Short task: Please give the data below again in full, exactly as it stands.
***** Provided data
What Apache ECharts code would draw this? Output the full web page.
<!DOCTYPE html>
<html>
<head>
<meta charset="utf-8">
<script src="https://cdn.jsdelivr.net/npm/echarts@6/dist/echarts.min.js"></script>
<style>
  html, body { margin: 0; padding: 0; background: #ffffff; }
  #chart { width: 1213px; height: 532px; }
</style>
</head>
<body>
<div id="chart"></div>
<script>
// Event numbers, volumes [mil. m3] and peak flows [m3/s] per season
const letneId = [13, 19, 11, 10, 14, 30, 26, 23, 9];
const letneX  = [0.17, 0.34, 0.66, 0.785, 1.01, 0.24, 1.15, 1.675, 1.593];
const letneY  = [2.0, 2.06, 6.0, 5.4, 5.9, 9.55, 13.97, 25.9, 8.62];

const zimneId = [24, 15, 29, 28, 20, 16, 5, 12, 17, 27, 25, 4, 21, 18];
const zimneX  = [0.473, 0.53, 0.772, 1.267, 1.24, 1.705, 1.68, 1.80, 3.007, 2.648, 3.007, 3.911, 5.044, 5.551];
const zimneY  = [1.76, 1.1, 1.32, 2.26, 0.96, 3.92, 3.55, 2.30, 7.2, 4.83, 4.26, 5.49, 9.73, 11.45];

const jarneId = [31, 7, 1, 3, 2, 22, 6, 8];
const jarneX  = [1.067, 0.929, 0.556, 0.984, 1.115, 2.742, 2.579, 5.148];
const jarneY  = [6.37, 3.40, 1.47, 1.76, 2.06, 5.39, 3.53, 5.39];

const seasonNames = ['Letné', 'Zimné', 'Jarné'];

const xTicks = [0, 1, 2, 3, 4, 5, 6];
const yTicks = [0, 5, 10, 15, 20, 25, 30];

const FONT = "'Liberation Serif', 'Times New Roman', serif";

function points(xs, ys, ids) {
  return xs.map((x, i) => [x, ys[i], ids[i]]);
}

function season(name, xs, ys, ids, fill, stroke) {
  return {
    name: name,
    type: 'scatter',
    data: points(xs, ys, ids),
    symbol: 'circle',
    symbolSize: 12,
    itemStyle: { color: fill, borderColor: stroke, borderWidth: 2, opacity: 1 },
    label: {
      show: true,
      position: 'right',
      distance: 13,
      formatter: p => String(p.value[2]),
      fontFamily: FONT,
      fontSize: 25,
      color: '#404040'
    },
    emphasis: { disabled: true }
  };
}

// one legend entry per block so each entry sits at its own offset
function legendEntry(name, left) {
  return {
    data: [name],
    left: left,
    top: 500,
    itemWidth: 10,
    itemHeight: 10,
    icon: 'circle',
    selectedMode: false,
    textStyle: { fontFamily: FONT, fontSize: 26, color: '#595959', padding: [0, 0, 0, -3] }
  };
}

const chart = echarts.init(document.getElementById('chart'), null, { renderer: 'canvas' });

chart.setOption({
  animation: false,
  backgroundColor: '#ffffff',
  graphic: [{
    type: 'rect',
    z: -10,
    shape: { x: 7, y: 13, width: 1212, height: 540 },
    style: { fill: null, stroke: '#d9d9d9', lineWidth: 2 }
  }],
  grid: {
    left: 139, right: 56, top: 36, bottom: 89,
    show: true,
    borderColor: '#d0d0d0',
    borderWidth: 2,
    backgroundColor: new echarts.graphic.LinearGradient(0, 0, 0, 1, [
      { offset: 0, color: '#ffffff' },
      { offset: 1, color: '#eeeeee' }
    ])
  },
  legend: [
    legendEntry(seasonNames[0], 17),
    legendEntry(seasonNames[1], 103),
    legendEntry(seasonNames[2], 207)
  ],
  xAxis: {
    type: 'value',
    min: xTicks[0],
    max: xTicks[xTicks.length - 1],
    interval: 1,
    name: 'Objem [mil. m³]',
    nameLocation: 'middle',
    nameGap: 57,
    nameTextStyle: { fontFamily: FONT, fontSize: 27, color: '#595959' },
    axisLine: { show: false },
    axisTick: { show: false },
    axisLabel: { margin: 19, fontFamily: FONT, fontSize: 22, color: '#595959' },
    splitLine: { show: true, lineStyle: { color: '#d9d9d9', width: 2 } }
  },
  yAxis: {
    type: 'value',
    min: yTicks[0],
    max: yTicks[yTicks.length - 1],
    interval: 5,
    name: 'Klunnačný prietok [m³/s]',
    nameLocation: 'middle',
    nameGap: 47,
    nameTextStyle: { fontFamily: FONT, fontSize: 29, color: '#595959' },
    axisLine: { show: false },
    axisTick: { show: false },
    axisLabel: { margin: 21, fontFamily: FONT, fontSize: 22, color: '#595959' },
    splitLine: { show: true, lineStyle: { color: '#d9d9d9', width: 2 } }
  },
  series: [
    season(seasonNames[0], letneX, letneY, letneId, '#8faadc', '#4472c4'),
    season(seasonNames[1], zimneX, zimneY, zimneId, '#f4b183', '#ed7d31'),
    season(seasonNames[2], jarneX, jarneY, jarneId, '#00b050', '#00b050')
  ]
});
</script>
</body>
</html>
**********
Response to this task:
What Apache ECharts code would draw this? Output the full web page.
<!DOCTYPE html>
<html>
<head>
<meta charset="utf-8">
<script src="https://cdn.jsdelivr.net/npm/echarts@6/dist/echarts.min.js"></script>
<style>
  html, body { margin: 0; padding: 0; background: #ffffff; }
  #chart { width: 1213px; height: 532px; }
</style>
</head>
<body>
<div id="chart"></div>
<script>
// Event numbers, volumes [mil. m3] and peak flows [m3/s] per season
const letneId = [13, 19, 11, 10, 14, 30, 26, 23, 9];
const letneX  = [0.17, 0.34, 0.66, 0.785, 1.01, 0.24, 1.15, 1.675, 1.593];
const letneY  = [2.0, 2.06, 6.0, 5.4, 5.9, 9.55, 13.97, 25.9, 8.62];

const zimneId = [24, 15, 29, 28, 20, 16, 5, 12, 17, 27, 25, 4, 21, 18];
const zimneX  = [0.473, 0.53, 0.772, 1.267, 1.24, 1.705, 1.68, 1.80, 3.007, 2.648, 3.007, 3.911, 5.044, 5.551];
const zimneY  = [1.76, 1.1, 1.32, 2.26, 0.96, 3.92, 3.55, 2.30, 7.2, 4.83, 4.26, 5.49, 9.73, 11.45];

const jarneId = [31, 7, 1, 3, 2, 22, 6, 8];
const jarneX  = [1.067, 0.929, 0.556, 0.984, 1.115, 2.742, 2.579, 5.148];
const jarneY  = [6.37, 3.40, 1.47, 1.76, 2.06, 5.39, 3.53, 5.39];

const seasonNames = ['Letné', 'Zimné', 'Jarné'];

const xTicks = [0, 1, 2, 3, 4, 5, 6];
const yTicks = [0, 5, 10, 15, 20, 25, 30];

const FONT = "'Liberation Serif', 'Times New Roman', serif";

function points(xs, ys, ids) {
  return xs.map((x, i) => [x, ys[i], ids[i]]);
}

function season(name, xs, ys, ids, fill, stroke) {
  return {
    name: name,
    type: 'scatter',
    data: points(xs, ys, ids),
    symbol: 'circle',
    symbolSize: 12,
    itemStyle: { color: fill, borderColor: stroke, borderWidth: 2, opacity: 1 },
    label: {
      show: true,
      position: 'right',
      distance: 13,
      formatter: p => String(p.value[2]),
      fontFamily: FONT,
      fontSize: 25,
      color: '#404040'
    },
    emphasis: { disabled: true }
  };
}

// one legend entry per block so each entry sits at its own offset
function legendEntry(name, left) {
  return {
    data: [name],
    left: left,
    top: 500,
    itemWidth: 10,
    itemHeight: 10,
    icon: 'circle',
    selectedMode: false,
    textStyle: { fontFamily: FONT, fontSize: 26, color: '#595959', padding: [0, 0, 0, -3] }
  };
}

const chart = echarts.init(document.getElementById('chart'), null, { renderer: 'canvas' });

chart.setOption({
  animation: false,
  backgroundColor: '#ffffff',
  graphic: [{
    type: 'rect',
    z: -10,
    shape: { x: 7, y: 13, width: 1212, height: 540 },
    style: { fill: null, stroke: '#d9d9d9', lineWidth: 2 }
  }],
  grid: {
    left: 139, right: 56, top: 36, bottom: 89,
    show: true,
    borderColor: '#d0d0d0',
    borderWidth: 2,
    backgroundColor: new echarts.graphic.LinearGradient(0, 0, 0, 1, [
      { offset: 0, color: '#ffffff' },
      { offset: 1, color: '#eeeeee' }
    ])
  },
  legend: [
    legendEntry(seasonNames[0], 17),
    legendEntry(seasonNames[1], 103),
    legendEntry(seasonNames[2], 207)
  ],
  xAxis: {
    type: 'value',
    min: xTicks[0],
    max: xTicks[xTicks.length - 1],
    interval: 1,
    name: 'Objem [mil. m³]',
    nameLocation: 'middle',
    nameGap: 57,
    nameTextStyle: { fontFamily: FONT, fontSize: 27, color: '#595959' },
    axisLine: { show: false },
    axisTick: { show: false },
    axisLabel: { margin: 19, fontFamily: FONT, fontSize: 22, color: '#595959' },
    splitLine: { show: true, lineStyle: { color: '#d9d9d9', width: 2 } }
  },
  yAxis: {
    type: 'value',
    min: yTicks[0],
    max: yTicks[yTicks.length - 1],
    interval: 5,
    name: 'Klunnačný prietok [m³/s]',
    nameLocation: 'middle',
    nameGap: 47,
    nameTextStyle: { fontFamily: FONT, fontSize: 29, color: '#595959' },
    axisLine: { show: false },
    axisTick: { show: false },
    axisLabel: { margin: 21, fontFamily: FONT, fontSize: 22, color: '#595959' },
    splitLine: { show: true, lineStyle: { color: '#d9d9d9', width: 2 } }
  },
  series: [
    season(seasonNames[0], letneX, letneY, letneId, '#8faadc', '#4472c4'),
    season(seasonNames[1], zimneX, zimneY, zimneId, '#f4b183', '#ed7d31'),
    season(seasonNames[2], jarneX, jarneY, jarneId, '#00b050', '#00b050')
  ]
});
</script>
</body>
</html>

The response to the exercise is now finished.